Milestone studi EHRA
A. Persiapan
EHRA
Tercapainya kesepakatan dan
kesamaan persepsi mengenai latar belakang, tujuan dan manfaat studi EHRA; Tim, Metodologi,
jadwal, alokasi dana, pembagian tugas dan tanggung jawab Tim studi EHRA.
B. Penentuan
Area Studi
Studi EHRA diharapkan dapat
dilakukan di seluruh Kelurahan/Desa. Jika Pokja Kabupaten/Kota memutuskan hanya
mengambil beberapa Kelurahan/Desa untuk dijadikan target area studi maka Pokja
Kabupaten/Kota perlu menetapkan jumlah Kelurahan/Desa dengan menggunakan metode
stratified random sampling.
C. Pelatihan
Supervisor, enumerator, dan petugas entri data.

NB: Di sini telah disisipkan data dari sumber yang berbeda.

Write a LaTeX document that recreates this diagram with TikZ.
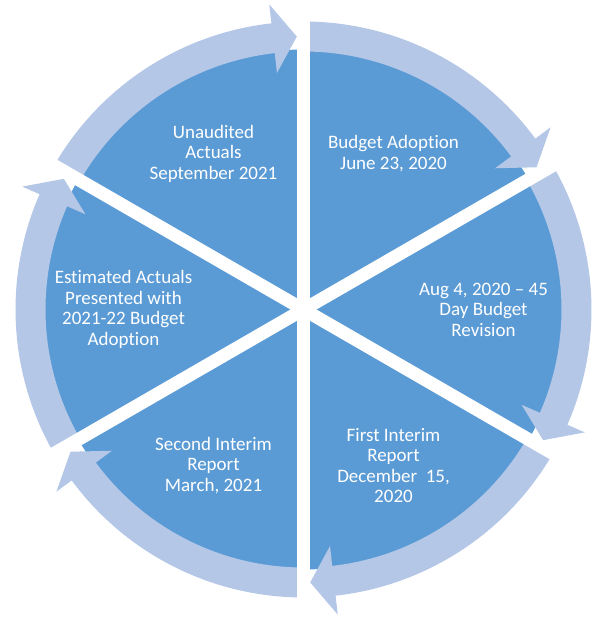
\documentclass[tikz,border=0pt]{standalone}
\usepackage{fontspec}
\setmainfont[Ligatures={NoCommon}]{Carlito}
\usepackage{xcolor}
\usepackage{tikz}
\definecolor{pieblue}{HTML}{5B9BD5}
\definecolor{ringblue}{HTML}{B4C7E7}
\tikzset{
    every node/.style={font=\fontsize{19}{20.5}\selectfont, text=white, align=center},
    ringarrow/.style={fill=ringblue},
    gapline/.style={draw=white, line width=13pt}
}

\begin{document}
\begin{tikzpicture}[x=1pt,y=1pt]
    \useasboundingbox (-303.5,-309.5) rectangle (289.5,309.5);
    \coordinate (o) at (0,0);

    % Draw the pie
    \fill[pieblue] (o) circle (260);

    % Draw the ring arrows, clockwise
    \foreach \a/\b in {150/90, 90/30, 30/-30, -30/-90, -90/-150, 210/150} {
        \pgfmathsetmacro{\t}{\b+1.4}
        \pgfmathsetmacro{\h}{\b+6.4}
        \fill[ringarrow] (\a:258) arc[start angle=\a, end angle=\h, radius=258]
            -- (\h:238) -- (\t:273) -- (\h:307) -- (\h:288)
            arc[start angle=\h, end angle=\a, radius=288] -- cycle;
    }

    % Draw the gaps between the parts
    \foreach \g in {90, 30, -30, -90, -150, 150} {
        \draw[gapline] (o) -- (\g:320);
    }

    % Labels
    \node (unaudited) at (120:180) {Unaudited\\Actuals\\September 2021};
    \node (adoption) at (60:180) {Budget Adoption\\June 23, 2020};
    \node (revision) at (0:180) {Aug 4, 2020 -- 45\\Day Budget\\Revision};
    \node (firstint) at (-60:180) {First Interim\\Report\\December\ \ 15,\\2020};
    \node (secondint) at (-120:180) {Second Interim\\Report\\March, 2021};
    \node (estimated) at (180:180) {Estimated Actuals\\Presented with\\2021-22 Budget\\Adoption};
\end{tikzpicture}
\end{document}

Dalam pelatihan supervisor
dan enumerator, materi yang dilatihkan adalah cara pengumpulan data yang merupakan
salah satu bagian penting dari rangkaian kegiatan studi untuk memperoleh data
yang akurat dan valid.
D. Pelaksanaan
studi EHRA
Dalam pelaksanaan studi EHRA
diperlukan keterlibatan berbagai pihak SKPD yang terkait di Pokja Sanitasi
Kabupaten/Kota. Koordinator studi (Dinas Kesehatan Kabupaten/Kota) selaku
penanggung jawab operasional Tim, dibantu oleh anggota tim, koordinator wilayah
(Kepala Puskesmas) dan supervisor (Sanitarian Puskesmas), menyiapkan berbagai keperluan
studi.
E. Pengolahan
data , analisa data, dan pelaporan.
Dalam tahap ini, telah
tersedia kuesioner yang siap untuk dientri dengan menggunakan Software Epi
info. Dihasilkannya data hasil entri yang siap untuk dianalisis dengan
menggunakan soware SPSS dan dihasilkannya table hasil analisis studi
EHRA sampai penentuan Indeks Risiko Sanitasi (IRS).